A seguito di una tragedia personale, Harper (Jessie Buckley) si ritira da sola nella rigogliosa campagna inglese, sperando di trovare un luogo dove curare il dolore che la accompagna. Ma dai boschi circostanti sembra materializzarsi qualcosa o qualcuno che inizia a perseguitarla. Quello che inizialmente è un’inquietudine sottesa si trasforma ben presto in un vero e proprio incubo, abitato dai suoi ricordi e dalle sue paure più oscure che prendono forma. 
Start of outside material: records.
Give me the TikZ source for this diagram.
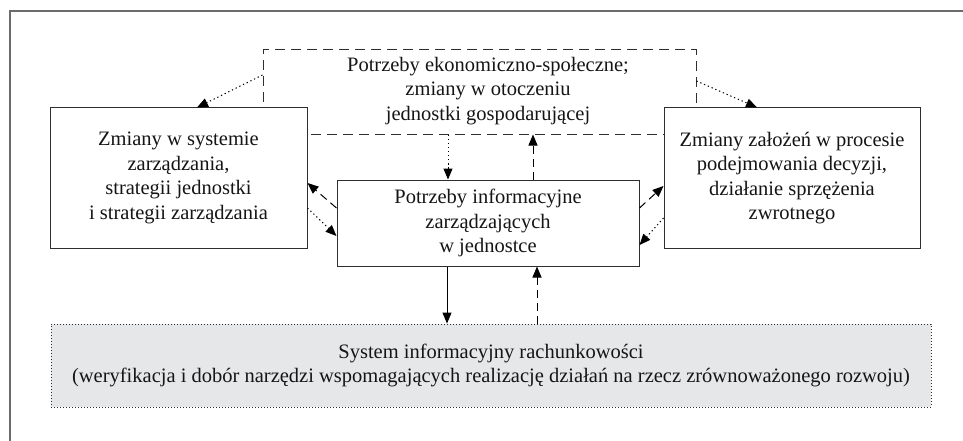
\documentclass[tikz,border=0pt]{standalone}
\usepackage{fontspec}
\setmainfont{Liberation Serif}
\usetikzlibrary{arrows.meta}
\definecolor{framegray}{HTML}{6B6B6B}
\definecolor{boxline}{HTML}{2E2E2E}
\definecolor{sysfill}{HTML}{E6E7E8}
\definecolor{txt}{HTML}{151515}
\begin{document}
\begin{tikzpicture}[x=1pt,y=-1pt,
  every node/.style={font=\fontsize{20.5}{24.5}\selectfont, text=txt},
  boxnode/.style={draw=boxline, line width=1pt, fill=white, align=center, inner sep=0pt},
  envbox/.style={draw=boxline, line width=1pt, dash pattern=on 10pt off 6pt, inner sep=0pt},
  sysbox/.style={draw=boxline, line width=0.9pt, dash pattern=on 1pt off 2pt, fill=sysfill, align=center, inner sep=0pt},
  tip/.style={-{Triangle[length=11pt,width=9pt]}},
  dotarrow/.style={tip, line width=1pt, dash pattern=on 1.3pt off 2.8pt},
  dasharrow/.style={tip, line width=1pt, dash pattern=on 8pt off 5pt},
  solidarrow/.style={tip, line width=1pt},
  framestyle/.style={draw=framegray, line width=1.6pt}
]
\useasboundingbox (0,0) rectangle (963,441);
% outer frame
\coordinate (f1) at (10,442);
\coordinate (f2) at (10,11);
\coordinate (f3) at (964,11);
\draw[framestyle] (f1) -- (f2) -- (f3);

% environment dashed box
\node[envbox, minimum width=433pt, minimum height=84pt] (env) at (479.5,92) {};
\node[align=center] (envtxt) at (488,91) {Potrzeby ekonomiczno-społeczne;\\zmiany w otoczeniu\\jednostki gospodarującej};

% boxes
\node[boxnode, minimum width=257pt, minimum height=140pt] (lb) at (178.5,178)
  {Zmiany w systemie\\zarządzania,\\strategii jednostki\\i strategii zarządzania};
\node[boxnode, minimum width=256pt, minimum height=140pt] (rb) at (792,178)
  {Zmiany założeń w procesie\\podejmowania decyzji,\\działanie sprzężenia\\zwrotnego};
\node[boxnode, minimum width=302pt, minimum height=86pt] (mid) at (488,223)
  {Potrzeby informacyjne\\zarządzających\\w jednostce};
\node[sysbox, minimum width=880pt, minimum height=83pt] (sys) at (491,365.5)
  {System informacyjny rachunkowości\\(weryfikacja i dobór narzędzi wspomagających realizację działań na rzecz zrównoważonego rozwoju)};

% connectors
\draw[dotarrow] ([yshift=17pt]env.west) -- ([xshift=18.5pt]lb.north);
\draw[dotarrow] ([yshift=11pt]env.east) -- ([xshift=-35pt]rb.north);
\draw[dotarrow] ([xshift=-31.5pt]env.south) -- ([xshift=-40pt]mid.north);
\draw[dasharrow] ([xshift=45pt]mid.north) -- ([xshift=53.5pt]env.south);
\draw[dasharrow] ([yshift=15pt]mid.west) -- ([yshift=-5pt]lb.east);
\draw[dotarrow] ([yshift=-30pt]lb.east) -- ([yshift=-13pt]mid.west);
\draw[dasharrow] ([yshift=15pt]mid.east) -- ([yshift=-8pt]rb.west);
\draw[dotarrow] ([yshift=-40pt]rb.west) -- ([yshift=-22pt]mid.east);
\draw[solidarrow] ([xshift=-41pt]mid.south) -- ([xshift=-44pt]sys.north);
\draw[dasharrow] ([xshift=46pt]sys.north) -- ([xshift=49pt]mid.south);
\end{tikzpicture}
\end{document}
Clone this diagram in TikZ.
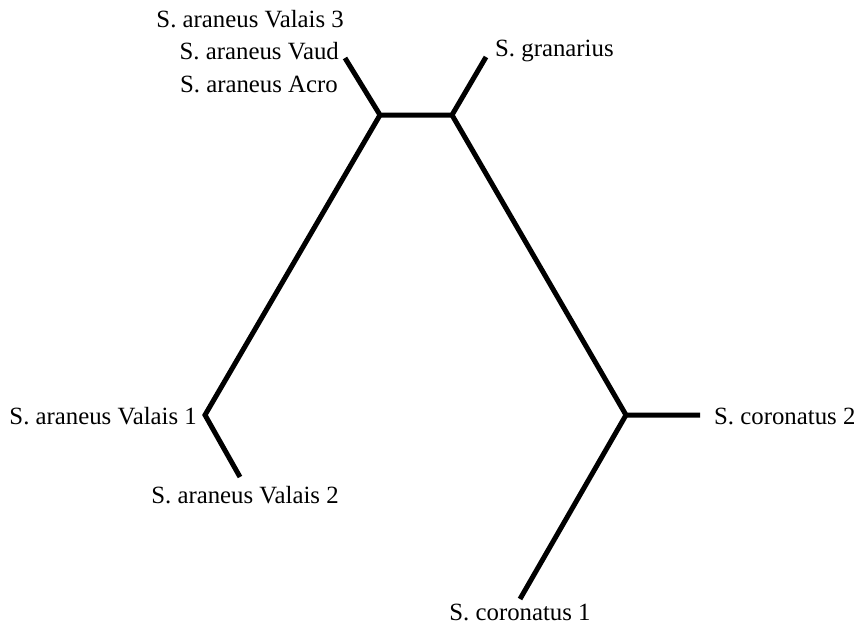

A partire dal dramma di una donna ossessionata dai sensi di colpa per il suicidio del marito alla vigilia del loro divorzio, Alex Garland, giunto alla sua opera terza dopo Ex Machina (2015) e Annientamento (2018), firma un film molto più tradizionale dei suoi predecessori, lavorando però ancora una volta sul senso di estraniamento di una realtà dislocata. Stavolta l’assunto di base è di matrice molto più rurale e arcaica rispetto ai due film precedenti, con una forte nozione di perturbante nella commistione selvaggia tra umanità e natura. Scegliendo di far interpretare praticamente tutti i personaggi maschili a un unico attore, Rory Kinnear, che veste i panni del padrone di casa, del prete e degli abitanti del villaggio, il regista londinese radicalizza sotto forma di blocco unico e monolitico la presenza maschile, per far leva sul senso di oppressione crescente della protagonista, interpretata da Jessie Buckley con piglio alieno e distorto, da eroina femminile pronta per essere sottratta a ogni incasellamento. Se le premesse suonano tutte parimenti interessanti, la risoluzione dell’ingranaggio di genere e delle singole trovate desta qualche perplessità in più, dai didascalismi evidenti (la mela del peccato originale mangiata in giardino da Harper) fino al crescente senso di vorticosa discesa agli inferi che si nutre degli stilemi risaputi del folk horror più estetizzante e modaiolo (non a caso a produrre c’è la A24, casa di produzione specializzata in tali operazioni patinate di cinefilia di riporto). Alla lunga Men risulta così un esperimento tanto fascinoso quanto irrisolto, che a tratti finisce per sprofondare anch’esso nello stesso tunnel, affrontando solo in parte i dilemmi e le angosce che provvede a scomodare in favore di un racconto scandito anzitutto per immagini, fino a scantonare in elementi finali molto vicini, persino troppo, a Society - The horror (1989) di Brian Yuzna. Presentato alla Quinzaine des Réalisateurs del Festival di Cannes.